Written problem »
Pick out every line of the entries below where "matplotlib" occurs, and copy those lines.

Materials provided »
---

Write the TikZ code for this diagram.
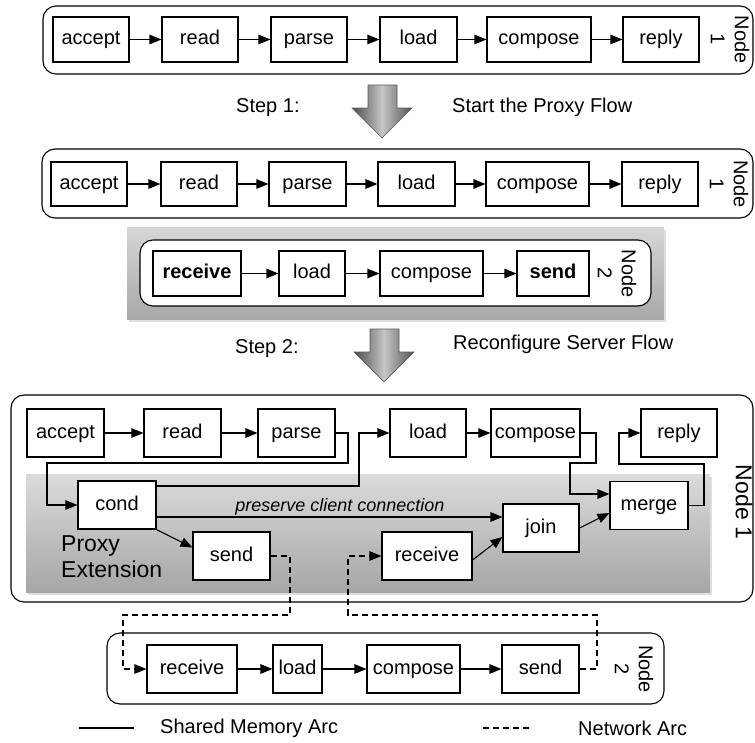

---

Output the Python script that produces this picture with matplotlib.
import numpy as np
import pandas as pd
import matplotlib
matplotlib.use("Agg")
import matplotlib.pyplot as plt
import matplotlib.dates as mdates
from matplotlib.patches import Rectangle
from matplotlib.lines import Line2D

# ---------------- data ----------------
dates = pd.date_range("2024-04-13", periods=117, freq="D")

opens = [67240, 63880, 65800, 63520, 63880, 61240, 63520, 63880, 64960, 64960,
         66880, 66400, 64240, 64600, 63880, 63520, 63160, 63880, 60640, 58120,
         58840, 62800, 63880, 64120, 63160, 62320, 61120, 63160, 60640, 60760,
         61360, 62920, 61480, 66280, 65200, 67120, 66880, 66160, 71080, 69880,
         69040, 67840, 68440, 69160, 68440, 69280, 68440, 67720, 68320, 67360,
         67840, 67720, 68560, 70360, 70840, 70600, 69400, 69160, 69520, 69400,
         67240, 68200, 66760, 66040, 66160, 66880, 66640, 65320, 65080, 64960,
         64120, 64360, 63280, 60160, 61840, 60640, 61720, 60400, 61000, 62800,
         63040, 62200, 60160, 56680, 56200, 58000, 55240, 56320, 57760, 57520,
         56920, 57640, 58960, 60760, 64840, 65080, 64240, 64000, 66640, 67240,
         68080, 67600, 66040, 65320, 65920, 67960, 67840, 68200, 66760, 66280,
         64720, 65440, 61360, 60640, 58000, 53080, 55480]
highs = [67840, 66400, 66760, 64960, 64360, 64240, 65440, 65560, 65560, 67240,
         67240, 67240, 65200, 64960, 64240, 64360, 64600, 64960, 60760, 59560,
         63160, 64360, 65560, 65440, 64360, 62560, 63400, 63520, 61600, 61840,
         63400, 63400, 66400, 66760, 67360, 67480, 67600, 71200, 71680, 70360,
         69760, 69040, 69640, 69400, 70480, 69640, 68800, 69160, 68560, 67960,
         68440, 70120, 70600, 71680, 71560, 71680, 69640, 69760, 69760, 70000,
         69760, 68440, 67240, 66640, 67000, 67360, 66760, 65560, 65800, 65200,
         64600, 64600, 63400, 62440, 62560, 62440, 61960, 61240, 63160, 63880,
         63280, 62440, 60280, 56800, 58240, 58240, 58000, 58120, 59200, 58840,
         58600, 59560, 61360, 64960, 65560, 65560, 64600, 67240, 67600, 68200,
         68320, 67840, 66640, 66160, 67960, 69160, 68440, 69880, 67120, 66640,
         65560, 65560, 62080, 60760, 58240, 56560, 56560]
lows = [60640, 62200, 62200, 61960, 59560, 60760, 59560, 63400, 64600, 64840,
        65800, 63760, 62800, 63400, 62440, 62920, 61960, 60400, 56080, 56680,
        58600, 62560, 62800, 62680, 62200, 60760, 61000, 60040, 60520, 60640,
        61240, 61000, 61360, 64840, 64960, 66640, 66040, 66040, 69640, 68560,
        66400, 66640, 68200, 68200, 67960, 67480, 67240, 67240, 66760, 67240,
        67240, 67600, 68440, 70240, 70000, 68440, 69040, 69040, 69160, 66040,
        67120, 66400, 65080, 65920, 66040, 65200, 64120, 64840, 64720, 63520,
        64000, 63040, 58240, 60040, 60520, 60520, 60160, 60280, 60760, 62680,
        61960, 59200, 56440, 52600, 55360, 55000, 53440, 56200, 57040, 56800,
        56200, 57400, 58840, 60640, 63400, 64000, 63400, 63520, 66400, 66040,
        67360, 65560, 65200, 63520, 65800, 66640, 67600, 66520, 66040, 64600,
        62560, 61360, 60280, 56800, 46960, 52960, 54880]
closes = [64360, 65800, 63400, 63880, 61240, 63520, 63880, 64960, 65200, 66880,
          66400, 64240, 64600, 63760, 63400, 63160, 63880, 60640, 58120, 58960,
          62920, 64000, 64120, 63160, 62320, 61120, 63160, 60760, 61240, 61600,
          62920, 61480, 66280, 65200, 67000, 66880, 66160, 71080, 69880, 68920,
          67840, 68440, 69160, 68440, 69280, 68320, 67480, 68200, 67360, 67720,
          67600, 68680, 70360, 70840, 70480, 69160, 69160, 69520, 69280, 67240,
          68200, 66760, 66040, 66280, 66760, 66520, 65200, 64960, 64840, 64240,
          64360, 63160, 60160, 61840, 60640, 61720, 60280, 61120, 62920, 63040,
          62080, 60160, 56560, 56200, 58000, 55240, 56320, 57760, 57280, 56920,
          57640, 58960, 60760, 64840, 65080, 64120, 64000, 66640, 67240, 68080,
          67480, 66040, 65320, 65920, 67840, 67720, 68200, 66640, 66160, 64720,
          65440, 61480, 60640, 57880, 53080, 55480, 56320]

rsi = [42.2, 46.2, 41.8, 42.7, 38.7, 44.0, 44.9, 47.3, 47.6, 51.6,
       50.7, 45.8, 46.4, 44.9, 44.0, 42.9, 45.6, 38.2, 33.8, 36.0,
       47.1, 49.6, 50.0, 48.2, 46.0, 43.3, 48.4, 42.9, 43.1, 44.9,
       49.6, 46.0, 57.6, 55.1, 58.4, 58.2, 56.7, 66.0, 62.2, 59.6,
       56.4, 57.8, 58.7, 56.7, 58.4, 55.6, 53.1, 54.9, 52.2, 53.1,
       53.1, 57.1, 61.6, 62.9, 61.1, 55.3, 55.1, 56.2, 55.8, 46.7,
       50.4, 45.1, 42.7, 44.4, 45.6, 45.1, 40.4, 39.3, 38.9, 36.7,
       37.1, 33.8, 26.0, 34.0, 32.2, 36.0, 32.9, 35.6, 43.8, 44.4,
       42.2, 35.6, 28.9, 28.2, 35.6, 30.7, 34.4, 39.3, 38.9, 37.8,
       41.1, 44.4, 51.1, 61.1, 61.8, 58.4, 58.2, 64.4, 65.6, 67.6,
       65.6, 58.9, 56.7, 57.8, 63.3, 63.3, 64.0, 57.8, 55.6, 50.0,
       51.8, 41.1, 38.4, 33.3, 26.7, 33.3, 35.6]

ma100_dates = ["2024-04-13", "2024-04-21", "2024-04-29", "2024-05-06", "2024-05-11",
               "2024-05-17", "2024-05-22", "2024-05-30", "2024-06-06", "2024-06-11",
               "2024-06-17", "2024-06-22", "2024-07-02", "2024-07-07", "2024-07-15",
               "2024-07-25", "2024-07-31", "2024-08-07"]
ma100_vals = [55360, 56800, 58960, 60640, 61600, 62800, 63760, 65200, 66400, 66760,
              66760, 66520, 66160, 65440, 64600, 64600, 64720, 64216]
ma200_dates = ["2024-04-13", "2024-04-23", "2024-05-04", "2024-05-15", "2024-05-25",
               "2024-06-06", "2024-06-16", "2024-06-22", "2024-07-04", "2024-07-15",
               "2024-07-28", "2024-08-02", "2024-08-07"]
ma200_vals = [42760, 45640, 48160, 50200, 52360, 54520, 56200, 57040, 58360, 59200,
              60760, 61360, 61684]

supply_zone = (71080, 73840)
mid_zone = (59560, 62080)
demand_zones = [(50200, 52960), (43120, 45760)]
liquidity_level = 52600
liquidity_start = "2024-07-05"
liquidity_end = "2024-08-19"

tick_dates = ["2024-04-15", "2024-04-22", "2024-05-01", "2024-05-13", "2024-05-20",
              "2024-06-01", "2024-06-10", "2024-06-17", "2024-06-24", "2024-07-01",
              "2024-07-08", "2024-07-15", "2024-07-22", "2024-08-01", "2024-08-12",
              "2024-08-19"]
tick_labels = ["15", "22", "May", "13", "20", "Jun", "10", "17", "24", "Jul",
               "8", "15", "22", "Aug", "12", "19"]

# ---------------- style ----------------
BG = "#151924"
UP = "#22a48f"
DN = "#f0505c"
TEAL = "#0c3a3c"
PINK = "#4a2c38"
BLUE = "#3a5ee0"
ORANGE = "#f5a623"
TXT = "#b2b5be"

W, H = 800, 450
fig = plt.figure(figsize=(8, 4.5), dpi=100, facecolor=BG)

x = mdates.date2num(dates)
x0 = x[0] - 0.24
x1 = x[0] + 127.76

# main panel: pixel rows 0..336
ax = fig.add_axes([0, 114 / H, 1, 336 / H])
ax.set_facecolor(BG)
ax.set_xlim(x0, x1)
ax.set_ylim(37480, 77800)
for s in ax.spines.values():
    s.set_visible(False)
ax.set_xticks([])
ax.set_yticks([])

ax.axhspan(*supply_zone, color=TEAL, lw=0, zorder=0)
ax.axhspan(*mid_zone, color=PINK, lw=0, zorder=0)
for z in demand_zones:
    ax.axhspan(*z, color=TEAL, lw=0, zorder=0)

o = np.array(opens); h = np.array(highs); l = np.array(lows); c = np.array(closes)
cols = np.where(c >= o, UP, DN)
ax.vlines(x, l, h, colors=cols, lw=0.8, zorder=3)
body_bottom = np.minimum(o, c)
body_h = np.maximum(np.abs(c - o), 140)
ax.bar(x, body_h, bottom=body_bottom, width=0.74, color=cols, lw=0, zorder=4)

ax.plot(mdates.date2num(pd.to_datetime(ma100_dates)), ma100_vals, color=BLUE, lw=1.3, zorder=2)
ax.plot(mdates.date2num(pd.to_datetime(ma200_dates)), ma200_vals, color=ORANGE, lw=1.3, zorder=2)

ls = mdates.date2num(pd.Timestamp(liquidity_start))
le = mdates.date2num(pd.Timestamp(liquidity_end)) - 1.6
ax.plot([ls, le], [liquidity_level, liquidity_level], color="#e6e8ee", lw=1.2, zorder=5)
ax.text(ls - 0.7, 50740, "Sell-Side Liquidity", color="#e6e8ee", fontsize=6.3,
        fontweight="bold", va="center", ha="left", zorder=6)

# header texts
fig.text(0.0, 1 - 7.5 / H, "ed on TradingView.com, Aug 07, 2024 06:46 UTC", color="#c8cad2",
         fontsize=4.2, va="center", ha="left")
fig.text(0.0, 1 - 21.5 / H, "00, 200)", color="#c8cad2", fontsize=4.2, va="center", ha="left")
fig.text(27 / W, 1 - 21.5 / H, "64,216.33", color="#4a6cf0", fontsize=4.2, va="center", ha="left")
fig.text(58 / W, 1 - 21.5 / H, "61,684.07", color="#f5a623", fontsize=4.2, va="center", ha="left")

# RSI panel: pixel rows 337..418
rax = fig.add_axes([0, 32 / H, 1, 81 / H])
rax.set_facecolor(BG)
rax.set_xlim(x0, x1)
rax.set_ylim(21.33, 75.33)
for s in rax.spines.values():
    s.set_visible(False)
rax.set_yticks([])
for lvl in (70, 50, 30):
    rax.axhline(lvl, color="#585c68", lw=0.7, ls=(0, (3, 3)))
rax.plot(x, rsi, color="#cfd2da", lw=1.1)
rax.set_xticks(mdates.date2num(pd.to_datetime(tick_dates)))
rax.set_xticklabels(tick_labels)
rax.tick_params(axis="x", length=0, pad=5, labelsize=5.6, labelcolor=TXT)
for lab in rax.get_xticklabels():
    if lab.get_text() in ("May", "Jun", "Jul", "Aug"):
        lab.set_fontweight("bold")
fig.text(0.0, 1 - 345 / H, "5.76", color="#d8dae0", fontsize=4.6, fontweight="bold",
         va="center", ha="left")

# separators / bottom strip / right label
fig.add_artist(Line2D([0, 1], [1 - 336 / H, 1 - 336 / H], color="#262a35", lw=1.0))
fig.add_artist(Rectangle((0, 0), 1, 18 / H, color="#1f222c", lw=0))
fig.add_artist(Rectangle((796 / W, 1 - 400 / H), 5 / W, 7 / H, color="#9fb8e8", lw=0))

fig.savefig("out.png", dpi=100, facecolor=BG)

---

Solution to this problem »
Output the Python script that produces this picture with matplotlib.
import matplotlib
matplotlib.use("Agg")
import matplotlib.pyplot as plt
import matplotlib.dates as mdates
from matplotlib.patches import Rectangle
from matplotlib.lines import Line2D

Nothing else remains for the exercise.